Confirmant le témoignage de Abdoulaye Diallo sur les violences dont
Cellou Dalein Diallo a été victime, Aldjouma Diallo est aussi revenu sur sa
propre mésaventure.
Aldjouma Diallo dit s'être
constitué partie civile pour coups et blessures et vol. Quand le président de
l'UFDG a commencé à recevoir des coups, lui, il était personnellement épargné
pour un début, a-t-il relaté. Aldjouma dit avoir cru que c'était à cause de son
accoutrement qui s'apparentait à celui des militaires. Sa mésaventure selon
lui, est partie de son intention de relever Cellou qui venait d’être terrassé
par un agent. « C'est à partir de là, qu’ils se sont rendus compte que je suis
le garde rapproché d'El hadj. C'est ainsi qu'on a commencé à me bastonner. Un
agent m'a donné un coup à la figure et j'ai perdu deux dents. Je suis tombé. J'ai
perdu connaissance », a-t-il expliqué. Aldjouma Diallo ajoute que depuis qu'il
est tombé, il n'a plus su comment son patron est sorti du stade. Quand il a
repris connaissance, il dit s'être vu entourer par de nombreux gendarmes,
policiers et bérets rouges. « J’ai vu des agents fouiller dans les poches des
corps pour prendre leurs objets. Personnellement, deux personnes m'ont fouillé.
Ils ont pris sur moi deux téléphones et un montant de 500 mille francs guinéens
», s’est souvenu le plaignant. Pendant ce temps, a-t-il poursuivi, il entendait
des cris d’enfants et de femmes. Après avoir senti qu'il est en danger, il
s'est fait passer pour un mort. Il profitera selon lui, de l'arrivée d'une
foule à son niveau pour sortir du stade, mais toujours sur fond de bastonnade.
Il se réfugie d'abord chez le cuisinier de Cellou à Dixinn. Il a attendu vers 19h pour rentrer chez lui à
Haffia. A cause des blessures qu'il présentait, il est allé se faire soigner
chez un voisin médecin, a indiqué Aldjouma Diallo.
Les trois jours d'audiences de la semaine ont été clôturés par la
comparution d'une victime du nom de Mamadou Baldé.

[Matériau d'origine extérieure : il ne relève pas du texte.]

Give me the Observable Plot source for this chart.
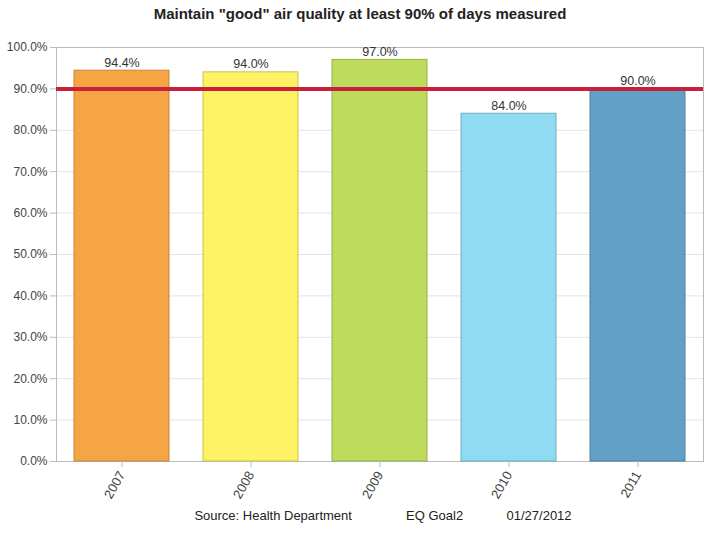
<!DOCTYPE html>
<html>
<head>
<meta charset="utf-8">
<script src="https://cdn.jsdelivr.net/npm/d3@7"></script>
<script src="https://cdn.jsdelivr.net/npm/@observablehq/plot@0.6"></script>
<style>
  body { margin: 0; background: #fff; width: 720px; height: 540px; overflow: hidden;
         font-family: "Liberation Sans Narrow", "Liberation Sans", Arial, sans-serif; }
  #title { height: 28px; line-height: 28px; text-align: center; font-size: 15px; font-weight: bold; color: #222; }
  #caption { text-align: center; font-size: 13px; color: #222; margin-top: 8px; padding-left: 46px; white-space: pre; }
</style>
</head>
<body>
<div id="title">Maintain "good" air quality at least 90% of days measured</div>
<div id="chart"></div>
<div id="caption">Source: Health Department               EQ Goal2            01/27/2012</div>
<script>
const years = ["2007", "2008", "2009", "2010", "2011"];
const values = [94.4, 94.0, 97.0, 84.0, 90.0];
const fills = ["#F6A545", "#FCF263", "#BEDB5C", "#8FDBF1", "#62A0C7"];
const strokes = ["#C8843A", "#C9C250", "#98AF4A", "#6FAFC2", "#4E80A0"];
const target = 90;
const yTicks = [0, 10, 20, 30, 40, 50, 60, 70, 80, 90, 100];

const data = years.map((y, i) => ({year: y, value: values[i], fill: fills[i], stroke: strokes[i]}));

const chart = Plot.plot({
  width: 720,
  height: 472,
  marginTop: 19,
  marginLeft: 56,
  marginRight: 17,
  marginBottom: 39,
  style: {fontFamily: '"Liberation Sans Narrow", "Liberation Sans", Arial, sans-serif', fontSize: "12px", color: "#444", background: "#fff"},
  x: {domain: years, paddingInner: 0.265, paddingOuter: 0.135, label: null, tickRotate: -60, tickSize: 6},
  y: {domain: [0, 100], ticks: yTicks, tickFormat: d => d.toFixed(1) + "%", label: null, tickSize: 6},
  marks: [
    Plot.gridY(yTicks, {stroke: "#e4e4e4", strokeOpacity: 1}),
    Plot.frame({stroke: "#bbb"}),
    Plot.barY(data, {x: "year", y: "value", fill: "fill", stroke: "stroke", strokeWidth: 1}),
    Plot.text(data, {x: "year", y: "value", text: d => d.value.toFixed(1) + "%", dy: -8, fill: "#333", fontSize: 12.5}),
    Plot.ruleY([target], {stroke: "#C8203C", strokeWidth: 4}),
    Plot.axisY({ticks: yTicks, tickFormat: d => d.toFixed(1) + "%", label: null, tickSize: 6, stroke: "#bbb", fill: "#444"}),
    Plot.axisX({label: null, tickRotate: -60, tickSize: 6, stroke: "#bbb", fill: "#444", fontSize: 13})
  ]
});
document.getElementById("chart").appendChild(chart);
</script>
</body>
</html>
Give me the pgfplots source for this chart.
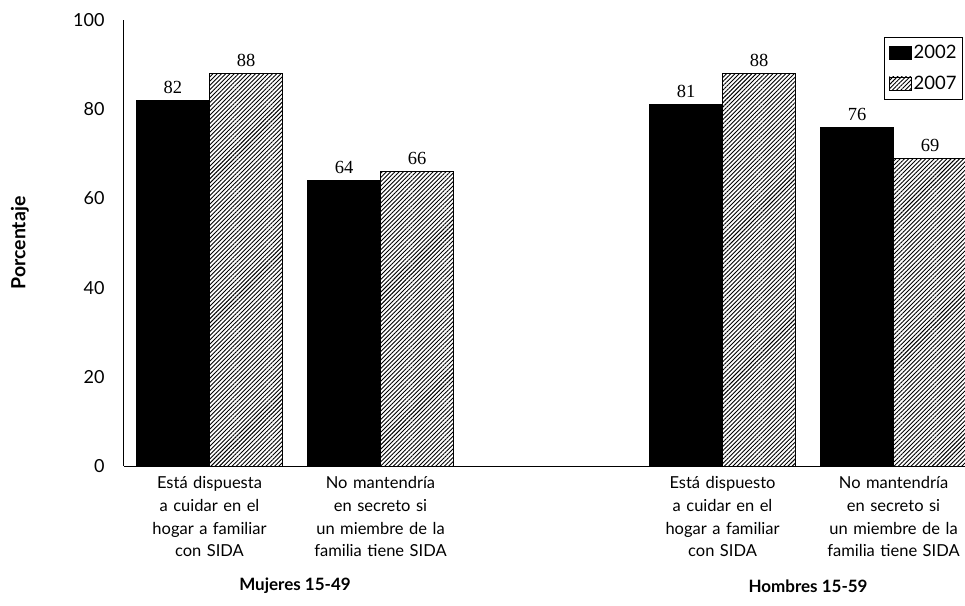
\documentclass[border=0pt]{standalone}
\usepackage{fontspec}
\setmainfont{Lato}
\newfontfamily\seriffont{Liberation Serif}
\usepackage{pgfplots}
\pgfplotsset{compat=1.18}
\usetikzlibrary{patterns.meta}
\begin{document}
\begin{tikzpicture}
\begin{axis}[
  scale only axis, width=841pt, height=446pt,
  xmin=-0.5, xmax=4.418, ymin=0, ymax=100,
  axis x line*=bottom, axis y line*=left,
  axis line style={line width=1pt},
  ytick={0,20,...,100},
  xtick={0,1,3,4},
  xticklabels={{Está dispuesta\\a cuidar en el\\hogar a familiar\\con SIDA},
               {No mantendría\\en secreto si\\un miembre de la\\familia tiene SIDA},
               {Está dispuesto\\a cuidar en el\\hogar a familiar\\con SIDA},
               {No mantendría\\en secreto si\\un miembre de la\\familia tiene SIDA}},
  major tick length=0pt,
  ybar=0pt, bar width=0.427,
  /pgf/number format/assume math mode=true,
  yticklabel style={font=\fontsize{18}{22}\selectfont, xshift=-16pt},
  xticklabel style={font=\fontsize{16.5}{22.7}\selectfont, align=center, text width=170pt, yshift=-7pt},
  every axis y label/.style={at={(axis description cs:-0.1237,0.5)}, rotate=90, anchor=center, font=\bfseries\fontsize{19.5}{22}\selectfont},
  ylabel={Porcentaje},
  nodes near coords,
  every node near coord/.append style={font=\seriffont\fontsize{18.5}{20}\selectfont, text=black, anchor=south, yshift=3pt},
  legend style={at={(rel axis cs:1,1)}, anchor=north east, xshift=-2pt, yshift=-17pt,
    draw=black, line width=1pt, font=\fontsize{18.5}{22}\selectfont, row sep=12pt,
    inner xsep=4pt, inner ysep=6pt, cells={anchor=west}},
  legend image code/.code={\draw[#1, line width=0.6pt] (0pt,-6pt) rectangle (22pt,7pt);},
]
\addplot[fill=black, draw=black, line width=0.8pt] coordinates {(0,82) (1,64) (3,81) (4,76)};
\addplot[draw=black, line width=0.8pt, pattern={Lines[angle=45, distance=3pt, line width=0.9pt]}] coordinates {(0,88) (1,66) (3,88) (4,69)};
\legend{2002,2007}
\coordinate (bl) at (rel axis cs:0,0);
\coordinate (m) at (axis cs:0.5,0);
\coordinate (h) at (axis cs:3.5,0);
\end{axis}
\node[font=\bfseries\fontsize{17}{20}\selectfont] at ([yshift=-120pt]m) {Mujeres 15-49};
\node[font=\bfseries\fontsize{17}{20}\selectfont] at ([yshift=-120pt]h) {Hombres 15-59};
\pgfresetboundingbox
\path[use as bounding box] ([xshift=-124pt,yshift=-139pt]bl) rectangle ([xshift=841pt,yshift=466pt]bl);
\end{tikzpicture}
\end{document}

Mamadou Baldé est né en 1980 à
Koubia. Il dit avoir porté plainte pour coups et blessures. Il est parti du
rond-point de Hamdallaye pour le stade en compagnie d'autres personnes, dans la
matinée du 28 septembre, a expliqué le marchand. Puisqu'il était à jeun, après
avoir accédé à la pelouse, il a prié deux rakats avant l'irruption des
militaires. Dans la débandade, a rappelé le quadragénaire, il cherche à sauver
sa tête vers la mairie de Dixinn. Il grimpe sur un manguier avant d'apercevoir
de l'autre côté des hommes. Des hommes aux crânes rasés, habillés en maillot de
Chelsea munis de couteaux, en train de violenter des manifestants, a relaté
Mamadou Baldé. Il décide alors de sauter pour descendre. Il parvient à sauter
certes, mais il s'en est sorti avec un bras fracturé. Selon lui, il s'est
débrouillé pour aller se coucher dans la salle de soins des joueurs. A partir
de là, a affirmé le plaignant, il a entendu quelqu'un demander au téléphone
d'envoyer des camions qu'il y a beaucoup de corps. Aux environs de 14 heures,
il parvient à s'échapper vers la Pharma Guinée pour rentrer ensanglanté chez
lui à Hamdallaye. Il a été hospitalisé par la suite aux frais de sa famille,
a-t-il dit. Mamadou Baldé demande l'application de la loi dans toute sa
rigueur.
En attendant, le procès est
renvoyé au 15 mai prochain pour la suite des débats.